All lines from the top of the records below through the line holding "h_ideal = [1.0, 1.0]", and only those, should be printed exactly, minus the pictures.

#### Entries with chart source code
=-=-=

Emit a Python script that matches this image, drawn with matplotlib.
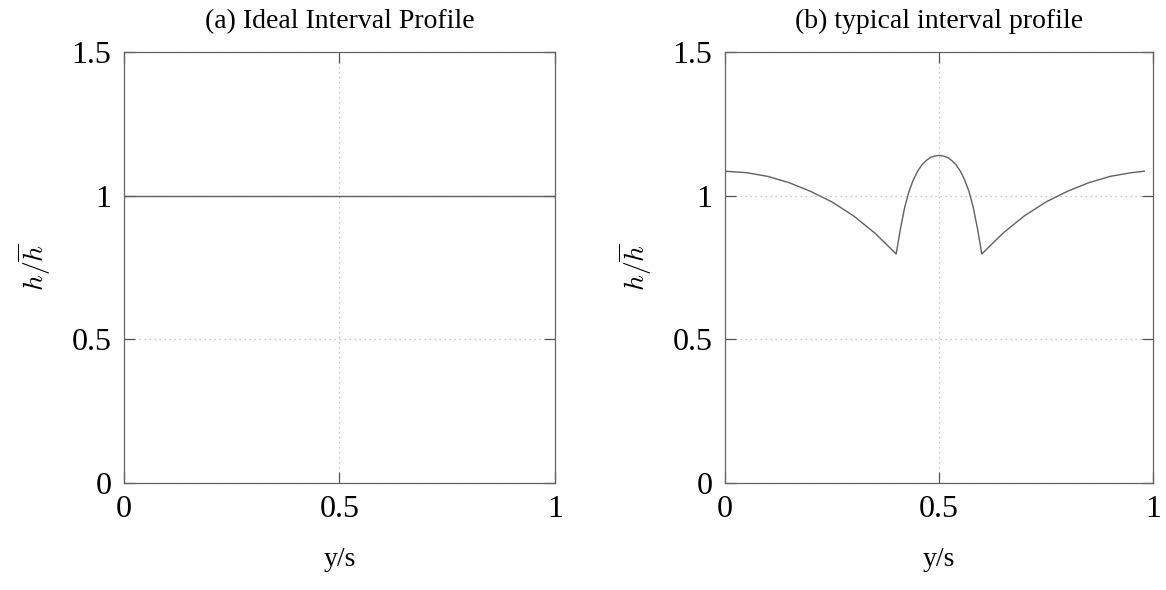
import matplotlib
matplotlib.use('Agg')
import matplotlib.pyplot as plt

# ideal profile
x_ideal = [0.0, 1.0]
h_ideal = [1.0, 1.0]

# typical profile
x_typ = [0.0, 0.05, 0.1, 0.15, 0.2, 0.25, 0.3, 0.35, 0.4,
         0.41, 0.42, 0.43, 0.44, 0.45, 0.46, 0.47, 0.48, 0.49, 0.5,
         0.51, 0.52, 0.53, 0.54, 0.55, 0.56, 0.57, 0.58, 0.59, 0.6,
         0.65, 0.7, 0.75, 0.8, 0.85, 0.9, 0.95, 0.98]
h_typ = [1.085, 1.08, 1.067, 1.045, 1.015, 0.978, 0.93, 0.87, 0.797,
         0.885, 0.96, 1.015, 1.055, 1.085, 1.107, 1.122, 1.133, 1.138, 1.14,
         1.138, 1.133, 1.122, 1.107, 1.085, 1.055, 1.015, 0.96, 0.885, 0.797,
         0.87, 0.93, 0.978, 1.015, 1.045, 1.067, 1.08, 1.085]

titles = ['(a) Ideal Interval Profile', '(b) typical interval profile']
xticks = [0, 0.5, 1]
yticks = [0, 0.5, 1, 1.5]

plt.rcParams['font.family'] = ['Liberation Serif', 'DejaVu Serif']
plt.rcParams['mathtext.fontset'] = 'cm'

fig = plt.figure(figsize=(11.66, 5.9), dpi=100)
ax1 = fig.add_axes([0.1063, 0.1814, 0.3696, 0.7305])
ax2 = fig.add_axes([0.6218, 0.1814, 0.3670, 0.7305])

for ax, xs, ys, title in [(ax1, x_ideal, h_ideal, titles[0]),
                          (ax2, x_typ, h_typ, titles[1])]:
    ax.plot(xs, ys, color='#606060', linewidth=1.0)
    ax.set_xlim(0, 1)
    ax.set_ylim(0, 1.5)
    ax.set_xticks(xticks)
    ax.set_xticklabels(['0', '0.5', '1'])
    ax.set_yticks(yticks)
    ax.set_yticklabels(['0', '0.5', '1', '1.5'])
    ax.grid(True, linestyle=(0, (1, 3)), color='#bbbbbb', linewidth=0.9)
    ax.tick_params(direction='in', length=8, width=0.9, color='#555555',
                   labelsize=23, top=True, right=True, pad=9)
    for s in ax.spines.values():
        s.set_color('#666666')
        s.set_linewidth(0.9)
    ax.set_title(title, fontsize=20, pad=17)
    ax.set_xlabel('y/s', fontsize=20, labelpad=16)
    ax.set_ylabel(r'$h/\overline{h}$', fontsize=20, labelpad=13)

fig.savefig('out.png', dpi=100)
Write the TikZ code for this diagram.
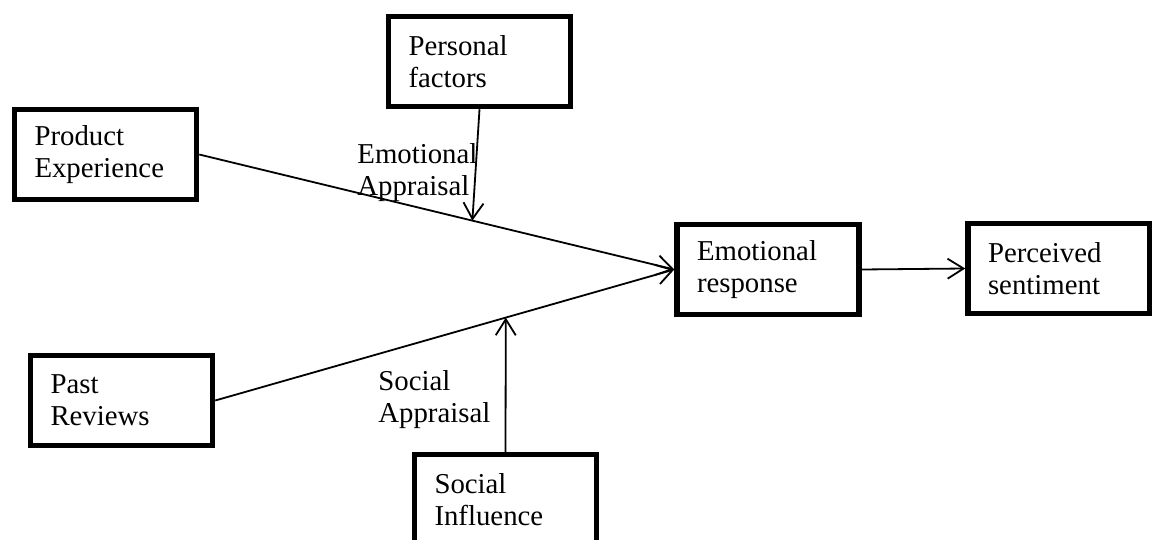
\documentclass[tikz,border=0pt]{standalone}
\usepackage{fontspec}
\setmainfont{Liberation Serif}
\usetikzlibrary{arrows.meta,calc}
\begin{document}
\begin{tikzpicture}[x=0.5pt,y=-0.5pt,
	box/.style={draw,line width=2.75pt,minimum width=91pt,minimum height=45pt,text width=71pt,inner xsep=10pt,align=left,font=\fontsize{14.4}{16}\selectfont},
	lab/.style={inner sep=0pt,anchor=north west,align=left,font=\fontsize{14.4}{16}\selectfont},
	arr/.style={-{Straight Barb[length=8pt,width=10pt]},line width=0.9pt}]
	\clip (0,0) rectangle (1152,540);
	\node[box] (pf) at (479.5,61.5) {Personal\\factors};
	\node[box] (pe) at (105.5,154.5) {Product\\Experience};
	\node[box] (pr) at (121.5,400.5) {Past\\Reviews};
	\node[box] (si) at (505.5,499.5) {Social\\Influence};
	\node[box] (er) at (768,269.5) {Emotional\\response};
	\node[box] (ps) at (1059,268.5) {Perceived\\sentiment};
	\draw[arr] (pe.east) -- (er.west);
	\draw[arr] (pr.east) -- (er.west);
	\draw[arr] (er.east) -- (ps.west);
	\coordinate (ea) at ($(pe.east)!0.575!(er.west)$);
	\coordinate (sa) at ($(pr.east)!0.633!(er.west)$);
	\draw[arr] (pf.south) -- (ea);
	\draw[arr] (si.north) -- (sa);
	\node[lab] (ealab) at (357,143) {Emotional\\Appraisal};
	\node[lab] (salab) at (378,370) {Social\\Appraisal};
\end{tikzpicture}
\end{document}
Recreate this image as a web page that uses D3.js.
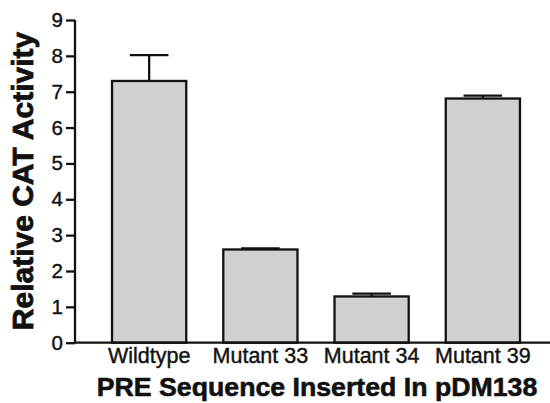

=-=-=

#### SOLUTION TO THE EXERCISE
Emit a Python script that matches this image, drawn with matplotlib.
import matplotlib
matplotlib.use('Agg')
import matplotlib.pyplot as plt

# ideal profile
x_ideal = [0.0, 1.0]
h_ideal = [1.0, 1.0]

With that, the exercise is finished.